The winding's heat dissipation design prevents efficiency degradation caused by temperature rise under wide loads, maintaining stable winding performance. Planar transformers experience significant copper losses in their windings under heavy loads, generating significant heat. If heat dissipation is poor, the resulting temperature increase will lead to increased winding resistance (conductor resistance increases with temperature), further exacerbating copper losses and creating a vicious cycle of heat and loss. While heat generation is minimal under light loads, prolonged low temperatures can degrade the winding insulation and potentially impact efficiency. Designing heat dissipation vias near the windings, using a high-thermal-conductivity PCB substrate, or applying thermally conductive material to the winding surface can enhance the winding's heat dissipation capacity. This allows for rapid dissipation of copper loss heat under heavy loads, controlling winding temperature rise, while maintaining a stable winding temperature under light loads to prevent insulation degradation. Furthermore, the winding's wire width and number of layers must be designed with heat dissipation in mind. For example, wide-wire windings offer a larger heat dissipation area, allowing for natural heat dissipation. Multi-layer windings require thermal dissipation channels to prevent heat accumulation between layers, ensuring that the winding temperature remains within a safe range, resistance remains stable, and losses are manageable under a wide load range.
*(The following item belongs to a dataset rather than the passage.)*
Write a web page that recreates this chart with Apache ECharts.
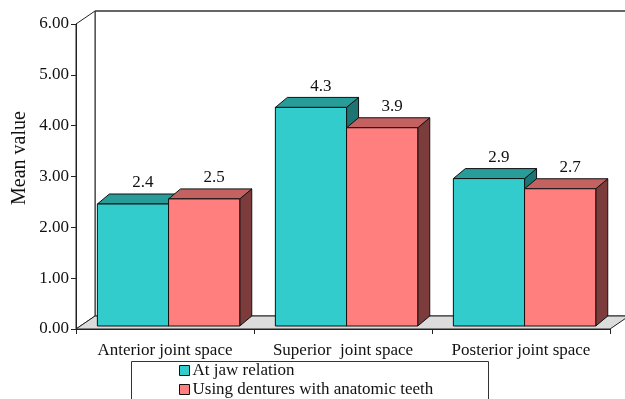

Dynamic winding parameter adjustment strategies must be coordinated with control circuits to achieve real-time efficiency optimization under a wide load range. If a planar transformer relies solely on fixed winding parameters, it will be difficult to fully adapt to the dynamic changes of a wide load. It requires a controller to dynamically adjust the winding parameters. For example, a current sensor monitors the load current in real time. If a heavy load is detected, the controller automatically adjusts the number of parallel winding groups or the line width (using switches to control the switching of multiple winding groups) to reduce current density. If a light load is detected, the controller switches the series taps of the windings or shuts down some windings to reduce excitation losses. At the same time, the controller can also adjust the switching frequency based on load changes, coordinating optimization with the winding parameters. For example, under light loads, the switching frequency can be reduced to reduce switching losses and parasitic parameter losses, in conjunction with the low leakage inductance design of the windings. Under heavy loads, the switching frequency can be appropriately increased to shorten the on-time, in conjunction with the wide line design of the windings to reduce copper losses. Through the synergistic combination of "winding parameters + control strategy", closed-loop efficiency optimization can be achieved across a wide load range, ensuring that the conversion efficiency at each load point remains high.